I have a confession to make, for those of you that haven't figured this out about me already. I admit that I DO color my hair dark blonde. So in the past whenever I've acted like a "ditzy blonde" which can be much of the time, my excuse was always "the box says blonde," and I'd point to my hair. I've been coloring my hair for as far back as I can remember. My hair was light blonde as a child and then it darkened with age. As a teenager I started with lemons while sunbathing, then the product "Sun In" also while bathing. Then with my parents permission as a teen I started to use lightening products at home. I've always had the impression that if I was blonde life would be better. I'd look prettier; no one would notice I was fat; more men would want me; I could act ditzy and it would be cute etc.... Those of us fake blondes that are willing to admit it, over the years the bleach seems goes to our brains and we do become ditzy blondes.
My first concern when Clyde first started talking about moving to Panama was "will I be able to buy blonde hair dye?" Since so many products come through the Panama Canal there are products from ALL over the world here, including hair dye. There are huge selections of hair dye here with brands I've never heard of before, along with my old favorite Loreal which I've been using for years. Now that we've been here for almost two months my hair is in need of a touch up.
Last week while at the store I picked up a box of Loreal Excellence Cream Color in rubio (blonde) with the number "7" on the box. In the US I was using Loreal's Preference line and this Excellence brand looked similar and they had the color I needed. Although it had Number 7 on the box it didn't say "dark blonde" just "rubio" which is blonde.
Since the water tends to stop working here where we live, I waited until a weekday to re-color when less people were home using water. I cringed at the thought of getting ready to rinse the color off my head only to find there was absolutely NO water to rinse with.

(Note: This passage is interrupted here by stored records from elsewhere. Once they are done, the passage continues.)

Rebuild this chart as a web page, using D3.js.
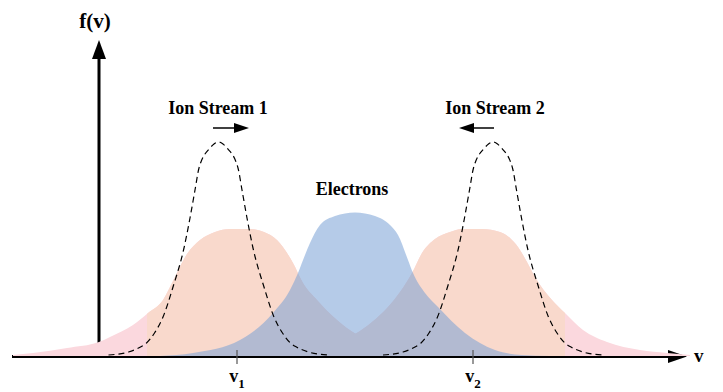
<!DOCTYPE html>
<html>
<head>
<meta charset="utf-8">
<script src="https://cdn.jsdelivr.net/npm/d3@7"></script>
<style>
  body { margin: 0; background: #fff; }
  text { font-family: "Liberation Serif", "Times New Roman", serif; font-weight: bold; fill: #000; }
</style>
</head>
<body>
<script>
// values: [v, f(v)]
var ionStream1 = [[-8.6,0.1],[-6.6,0.3],[-3.2,0.8],[0,1.4],[1.1,1.9],[3.4,3.1],[4.9,4.3],[6.4,5.6],[7.4,7.5],[8.8,10.2],[10.1,11.6],[11.6,12.4],[13.1,12.7],[15.1,12.7],[16.5,12.4],[17.8,11.6],[19.4,9.3],[20.4,7.3],[21.8,5.6],[23.8,3.6],[25.7,2.2],[28.1,1.3],[31.1,0.6],[34.1,0.2],[36.6,0]];
var ionStream2 = [[15.1,0],[17.6,0.2],[20.6,0.6],[23.1,1.3],[25.6,2.2],[27.3,3.4],[28.9,4.9],[30.1,6.4],[31.3,8.3],[32.3,10.3],[33.6,11.7],[35.1,12.4],[36.3,12.7],[38.3,12.7],[40.1,12.4],[41.1,11.8],[41.9,10.9],[42.8,9.4],[43.6,7.9],[45.3,5.6],[46.6,4.3],[48.4,2.6],[50.8,1.4],[54.1,0.6],[56.8,0.3],[59.1,0.1]];
var electrons = [[6.1,0],[9.4,0.3],[14.1,1.6],[17.4,4.3],[19.1,6.6],[19.9,8.3],[20.6,10.1],[21.1,11.3],[22.1,13.1],[23.6,14.0],[24.6,14.25],[25.6,14.35],[26.6,14.25],[27.6,14.0],[29.1,13.1],[29.9,12.1],[30.9,9.6],[31.4,8.3],[32.6,6.3],[33.9,4.9],[36.6,2.3],[39.6,0.6],[42.3,0.1],[45.1,0]];
var beam1 = [[0.95,0.1],[2.95,0.4],[4.15,0.9],[4.75,1.3],[5.55,2.3],[6.4,3.9],[7.4,6.9],[8.5,10.8],[9.1,13.8],[9.6,16.6],[10.0,18.8],[11.1,20.8],[11.5,21.2],[11.95,21.4],[12.4,21.2],[12.8,20.8],[13.9,18.8],[14.3,16.6],[14.8,13.8],[15.4,10.8],[16.5,6.9],[17.5,3.9],[18.35,2.3],[19.15,1.3],[19.75,0.9],[20.95,0.4],[22.95,0.1]];
var beam2 = [[28.4,0.1],[30.4,0.4],[31.6,0.9],[32.2,1.3],[33.0,2.3],[33.85,3.9],[34.85,6.9],[35.95,10.8],[36.55,13.8],[37.05,16.6],[37.45,18.8],[38.55,20.8],[38.95,21.2],[39.4,21.4],[39.85,21.2],[40.25,20.8],[41.35,18.8],[41.75,16.6],[42.25,13.8],[42.85,10.8],[43.95,6.9],[44.95,3.9],[45.8,2.3],[46.6,1.3],[47.2,0.9],[48.4,0.4],[50.4,0.1]];
var tickValues = [13.8, 37.4];
var tickSubs = ["1", "2"];

var width = 723, height = 392;

var svg = d3.select("body")
    .append("svg")
    .attr("width", width)
    .attr("height", height);

var x = d3.scaleLinear().domain([0, 58.8]).range([99, 687]);
var y = d3.scaleLinear().domain([0, 31.6]).range([356, 40]);

var area = d3.area()
    .x(function(d){ return x(d[0]); })
    .y0(y(0))
    .y1(function(d){ return y(d[1]); })
    .curve(d3.curveMonotoneX);

var line = d3.line()
    .x(function(d){ return x(d[0]); })
    .y(function(d){ return y(d[1]); })
    .curve(d3.curveMonotoneX);

// axes
svg.append("line")
    .attr("x1", x(-8.7)).attr("x2", x(57.5))
    .attr("y1", y(0) + 0.5).attr("y2", y(0) + 0.5)
    .attr("stroke", "#000").attr("stroke-width", 3);
svg.append("path")
    .attr("d", "M" + x(58.8) + "," + (y(0) + 0.5) + "l-19,-6.5v13z")
    .attr("fill", "#000");

svg.append("line")
    .attr("x1", x(0)).attr("x2", x(0))
    .attr("y1", y(0) + 2).attr("y2", y(29.8))
    .attr("stroke", "#000").attr("stroke-width", 3);
svg.append("path")
    .attr("d", "M" + x(0) + "," + y(31.6) + "l-7,19h14z")
    .attr("fill", "#000");

// ion distributions, pink outside, peach inside the plotted window
svg.append("clipPath").attr("id", "win")
    .append("rect").attr("x", 147).attr("y", 0).attr("width", 418).attr("height", 357);

[ionStream1, ionStream2].forEach(function(s){
    svg.append("path").attr("d", area(s)).attr("fill", "#fbd8de");
});
var inner = svg.append("g").attr("clip-path", "url(#win)");
[ionStream1, ionStream2].forEach(function(s){
    inner.append("path").attr("d", area(s)).attr("fill", "#f9d9cc");
});
inner.append("path")
    .attr("d", area(electrons))
    .attr("fill", "rgb(120,160,213)")
    .attr("fill-opacity", 0.55);

// initial beams
[beam1, beam2].forEach(function(s){
    svg.append("path")
        .attr("d", line(s))
        .attr("fill", "none")
        .attr("stroke", "#000")
        .attr("stroke-width", 1.2)
        .attr("stroke-dasharray", "6,4");
});

// ticks
tickValues.forEach(function(t, i){
    svg.append("line")
        .attr("x1", x(t)).attr("x2", x(t))
        .attr("y1", y(0) - 6).attr("y2", y(0) + 8)
        .attr("stroke", "#555").attr("stroke-width", 1.2);
    var lab = svg.append("text")
        .attr("x", x(t)).attr("y", 382)
        .attr("text-anchor", "middle")
        .style("font-size", "18px");
    lab.append("tspan").text("v");
    lab.append("tspan").attr("dy", 6).style("font-size", "13px").text(tickSubs[i]);
});

// labels
svg.append("text").attr("x", x(-0.4)).attr("y", 28)
    .attr("text-anchor", "middle").style("font-size", "21px").text("f(v)");
svg.append("text").attr("x", x(59.5)).attr("y", 362)
    .style("font-size", "19px").text("v");

svg.append("text").attr("x", x(11.9)).attr("y", 114)
    .attr("text-anchor", "middle").style("font-size", "18px").text("Ion Stream 1");
svg.append("text").attr("x", x(39.6)).attr("y", 114)
    .attr("text-anchor", "middle").style("font-size", "18px").text("Ion Stream 2");
svg.append("text").attr("x", x(25.3)).attr("y", 195)
    .attr("text-anchor", "middle").style("font-size", "18px").text("Electrons");

// drift arrows
function arrow(x0, x1, yy){
    var dir = x1 > x0 ? 1 : -1;
    svg.append("line")
        .attr("x1", x0).attr("x2", x1 - dir * 10)
        .attr("y1", yy).attr("y2", yy)
        .attr("stroke", "#000").attr("stroke-width", 1.5);
    svg.append("path")
        .attr("d", "M" + x1 + "," + yy + "l" + (-dir * 15) + ",-5v10z")
        .attr("fill", "#000");
}
arrow(x(11.4), x(15.0), 128);
arrow(x(39.5), x(36.0), 128);
</script>
</body>
</html>
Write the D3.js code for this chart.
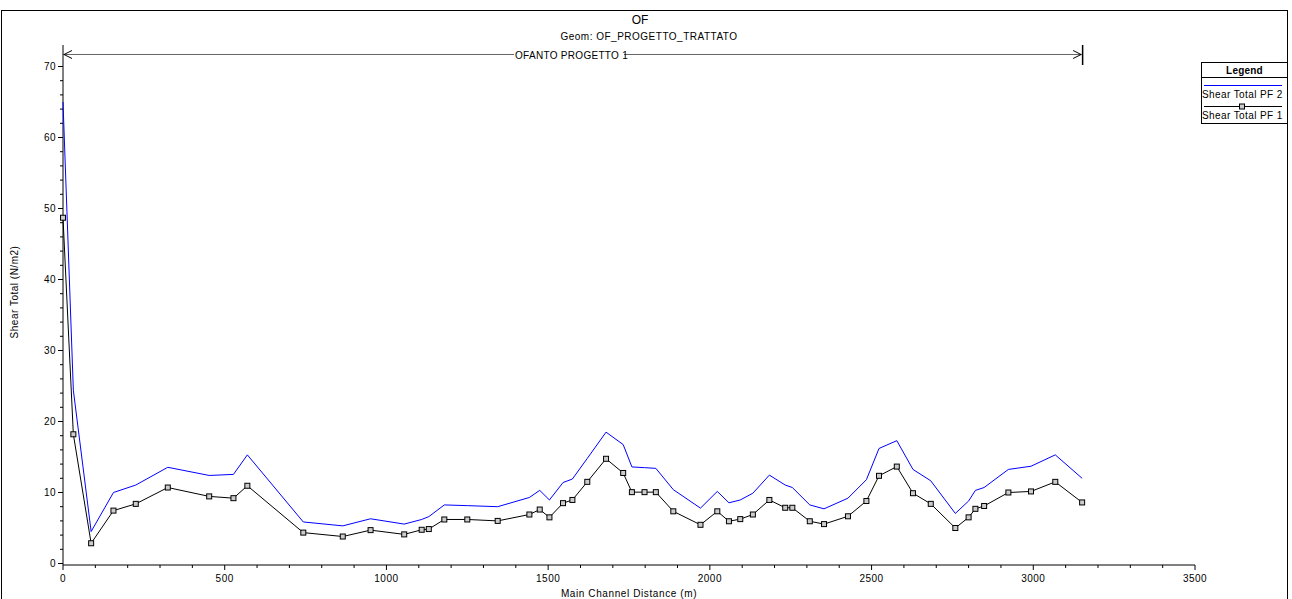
<!DOCTYPE html>
<html><head><meta charset="utf-8">
<script src="https://cdn.jsdelivr.net/npm/d3@7"></script>
<style>body{margin:0;background:#fff}svg{display:block;font-family:"Liberation Sans",Arial,sans-serif}</style>
</head><body><svg id="c" width="1292" height="599"></svg>
<script>
const stations = [0,32,87,156,225,324,452,527,570,743,865,951,1055,1109,1131,1179,1250,1344,1442,1474,1504,1546,1575,1621,1679,1732,1759,1798,1833,1887,1971,2023,2059,2094,2133,2184,2233,2255,2309,2353,2427,2484,2523,2578,2628,2683,2759,2800,2821,2848,2923,2993,3068,3151];
const pf1 = [48.7,18.2,2.85,7.45,8.4,10.7,9.45,9.2,10.95,4.35,3.8,4.7,4.1,4.75,4.85,6.2,6.2,6.0,6.9,7.6,6.5,8.5,8.95,11.5,14.75,12.75,10.05,10.05,10.05,7.35,5.45,7.35,5.95,6.25,6.9,8.95,7.85,7.85,5.95,5.55,6.65,8.8,12.35,13.65,9.9,8.4,5.0,6.5,7.7,8.1,10.0,10.15,11.5,8.6];
const pf2 = [65,24.4,4.5,10.0,11.05,13.55,12.4,12.55,15.3,5.85,5.3,6.3,5.55,6.2,6.6,8.25,8.15,8.0,9.3,10.3,8.95,11.4,11.9,14.8,18.5,16.75,13.6,13.5,13.4,10.4,7.8,10.15,8.55,8.95,9.9,12.45,11.05,10.7,8.25,7.7,9.2,11.8,16.2,17.3,13.25,11.65,7.05,8.8,10.3,10.7,13.25,13.7,15.3,12.0];
const xTicks = [0,500,1000,1500,2000,2500,3000,3500];
const yTicks = [0,10,20,30,40,50,60,70];
const seriesNames = ["Shear Total PF 2","Shear Total PF 1"];
const reachName = "OFANTO PROGETTO 1";

const svg = d3.select("#c");
const x = d3.scaleLinear().domain([0,3500]).range([63,1195]);
const y = d3.scaleLinear().domain([0,70]).range([563.5,66.5]);
const axisY0 = 565;
const LS = "0.5";

// frame
svg.append("rect").attr("x",1.5).attr("y",10.5).attr("width",1286).attr("height",600).attr("fill","none").attr("stroke","#000").attr("stroke-width",1);

// titles
svg.append("text").attr("x",640).attr("y",24).attr("text-anchor","middle").attr("font-size",12).text("OF");
svg.append("text").attr("x",649).attr("y",40).attr("text-anchor","middle").attr("font-size",10).attr("letter-spacing",LS).text("Geom: OF_PROGETTO_TRATTATO");

// reach arrow
const ry = 54.5;
svg.append("line").attr("x1",x(0)).attr("x2",x(3151)).attr("y1",ry).attr("y2",ry).attr("stroke","#666").attr("stroke-width",1);
svg.append("line").attr("x1",x(3151)+0.5).attr("x2",x(3151)+0.5).attr("y1",45).attr("y2",65).attr("stroke","#000").attr("stroke-width",1.5);
svg.append("path").attr("d",`M${x(0)+9},${ry-4}L${x(0)+1},${ry}L${x(0)+9},${ry+4}`).attr("fill","none").attr("stroke","#000");
svg.append("path").attr("d",`M${x(3151)-9},${ry-4}L${x(3151)-1},${ry}L${x(3151)-9},${ry+4}`).attr("fill","none").attr("stroke","#000");
svg.append("rect").attr("x",514).attr("y",48).attr("width",110).attr("height",12).attr("fill","#fff");
svg.append("text").attr("x",515).attr("y",58.5).attr("font-size",10).attr("letter-spacing","0.3").text(reachName);

// axes
const xAxis = svg.append("g").attr("transform",`translate(0,${axisY0})`);
xAxis.append("line").attr("x1",x(0)).attr("x2",x(3500)).attr("stroke","#000");
xAxis.selectAll(".mt").data(d3.range(0,3501,100)).join("line")
  .attr("x1",d=>x(d)).attr("x2",d=>x(d)).attr("y1",0).attr("y2",d=>d%500===0?5:3).attr("stroke","#000");
xAxis.selectAll(".tl").data(xTicks).join("text").attr("x",d=>x(d)).attr("y",17).attr("text-anchor","middle").attr("font-size",10).attr("letter-spacing",LS).text(d=>d);
svg.append("text").attr("x",629).attr("y",597).attr("text-anchor","middle").attr("font-size",10).attr("letter-spacing","0.6").text("Main Channel Distance (m)");

const yAxis = svg.append("g");
yAxis.append("line").attr("x1",63).attr("x2",63).attr("y1",axisY0).attr("y2",45).attr("stroke","#000");
yAxis.selectAll(".mt").data(d3.range(0,71,2)).join("line")
  .attr("x1",63).attr("x2",d=>d%10===0?58:60).attr("y1",d=>y(d)).attr("y2",d=>y(d)).attr("stroke","#000");
yAxis.selectAll(".tl").data(yTicks).join("text").attr("x",56).attr("y",d=>y(d)+3.5).attr("text-anchor","end").attr("font-size",10).attr("letter-spacing",LS).text(d=>d);
svg.append("text").attr("transform","translate(18,292) rotate(-90)").attr("text-anchor","middle").attr("font-size",10).attr("letter-spacing",LS).text("Shear Total (N/m2)");

// lines
const line = d3.line().x(d=>x(d[0])).y(d=>y(d[1]));
svg.append("path").attr("d",line(stations.map((s,i)=>[s,pf2[i]]))).attr("fill","none").attr("stroke","#0000ff").attr("stroke-width",1);
svg.append("path").attr("d",line(stations.map((s,i)=>[s,pf1[i]]))).attr("fill","none").attr("stroke","#000").attr("stroke-width",1);
svg.selectAll(".mk").data(stations.map((s,i)=>[s,pf1[i]])).join("rect")
  .attr("x",d=>x(d[0])-2.5).attr("y",d=>y(d[1])-2.5).attr("width",5).attr("height",5)
  .attr("fill","#ccc").attr("stroke","#000").attr("stroke-width",1);

// legend
const lg = svg.append("g");
lg.append("rect").attr("x",1201.5).attr("y",62.5).attr("width",86).attr("height",61).attr("fill","#fff").attr("stroke","#000");
lg.append("line").attr("x1",1201.5).attr("x2",1287.5).attr("y1",77.5).attr("y2",77.5).attr("stroke","#000");
lg.append("text").attr("x",1244.5).attr("y",74).attr("text-anchor","middle").attr("font-size",10).attr("font-weight","bold").attr("letter-spacing","0.2").text("Legend");
lg.append("line").attr("x1",1204).attr("x2",1282).attr("y1",85.5).attr("y2",85.5).attr("stroke","#0000ff");
lg.append("text").attr("x",1202).attr("y",98).attr("font-size",10).attr("letter-spacing","0.4").text(seriesNames[0]);
lg.append("line").attr("x1",1204).attr("x2",1282).attr("y1",106.5).attr("y2",106.5).attr("stroke","#000");
lg.append("rect").attr("x",1239.5).attr("y",104).attr("width",5).attr("height",5).attr("fill","#ccc").attr("stroke","#000");
lg.append("text").attr("x",1202).attr("y",119).attr("font-size",10).attr("letter-spacing","0.4").text(seriesNames[1]);
</script></body></html>
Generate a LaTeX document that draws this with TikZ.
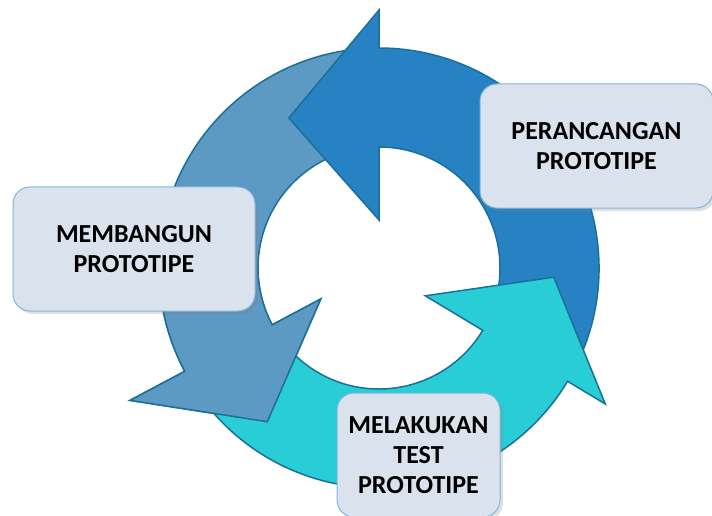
\documentclass[tikz,border=0pt]{standalone}
\usepackage{fontspec}
\setmainfont{Carlito}
\usepackage{tikz}
\usepackage{xcolor}
\usetikzlibrary{shadows}
\definecolor{ArrowDark}{HTML}{2782C4}
\definecolor{ArrowMid}{HTML}{5C99C3}
\definecolor{ArrowTeal}{HTML}{28CDD6}
\definecolor{ArrowEdge}{HTML}{1B6F99}
\definecolor{BoxFill}{HTML}{DAE2ED}
\definecolor{BoxEdge}{HTML}{80B5DB}

\begin{document}
\begin{tikzpicture}[x=1pt, y=1pt,
  stagebox/.style={draw=BoxEdge, line width=1pt, fill=BoxFill, rounded corners=17pt,
    inner sep=0pt, minimum height=124pt, align=center,
    font=\fontsize{26}{30}\selectfont\bfseries,
    drop shadow={shadow xshift=3pt, shadow yshift=-3pt, opacity=0.25}}]
  \useasboundingbox (0,0) rectangle (712,515);

  % Cycle arrows: colour / tail / head base / tip / outer barb / inner barb / tip radius
  \begin{scope}[shift={(379,247)}, line width=1.5pt, draw=ArrowEdge, line join=miter]
    \foreach \col/\tl/\bs/\tp/\ob/\ib/\tr in {ArrowMid/93/208/234/282/66/190,
        ArrowDark/-28/90/121/258/48/175, ArrowTeal/211/329/357/264/54/175} {
      \filldraw[fill=\col] (\tl:220) arc[start angle=\tl, end angle=\bs, radius=220]
        -- (\bs:\ob) -- (\tp:\tr) -- (\bs:\ib) -- (\bs:121)
        arc[start angle=\bs, end angle=\tl, radius=121] -- cycle;
    }
    % Membangun head again, over the tail of the teal arrow
    \begin{scope}
      \clip (0,0) -- (185:330) arc[start angle=185, end angle=250, radius=330] -- cycle;
      \filldraw[fill=ArrowMid] (93:220) arc[start angle=93, end angle=208, radius=220]
        -- (208:282) -- (234:190) -- (208:66) -- (208:121)
        arc[start angle=208, end angle=93, radius=121] -- cycle;
    \end{scope}
  \end{scope}

  % Stage boxes
  \node[stagebox, minimum width=233pt] (perancangan) at (596.5,369) {PERANCANGAN\\PROTOTIPE};
  \node[stagebox, minimum width=242pt] (membangun) at (134,266) {MEMBANGUN\\PROTOTIPE};
  \node[stagebox, minimum width=163pt] (pengujian) at (418.5,60) {MELAKUKAN\\TEST\\PROTOTIPE};
\end{tikzpicture}
\end{document}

I opened the box and pulled out the instructions along with all the products. The instructions of course, were ALL in Spanish. I started to read them and ran to the computer to look up the words that I couldn't decifer since these are harsh, dangerous chemicals I was about to pour on my head. Even though I've been coloring my hair for over 30 years and I was even a licensed hairdresser at one time in my life, this was still scary!
Thankfully, the process is complete and I still have hair on my head. I think it might be a bit darker but it will lighten once I get out into the sun since it always does.
Clyde and I are both wondering when we'll get bored and have nothing to do like retiree's are supposed to. Today I did some laundry and lifted weights for an hour or so. Have to make time to study Spanish and do some cardio, maybe take a walk. Then I want to do some more writing and research on how to get published. I also want to get into craft painting again. As for Clyde he ran around looking to buy some teak wood, but came back without it. He did buy some other wood to make shelves for the kitchen so we can get more stuff out of the boxes and ready for use. He has lots of projects he wants to do around the house, as well as finding time to work out and study Spanish among other things.
So life in Panama is keeping us busy and having fun. When I was working I'd hear retirees say "I don't know how I ever had time to work," and now we understand what they meant.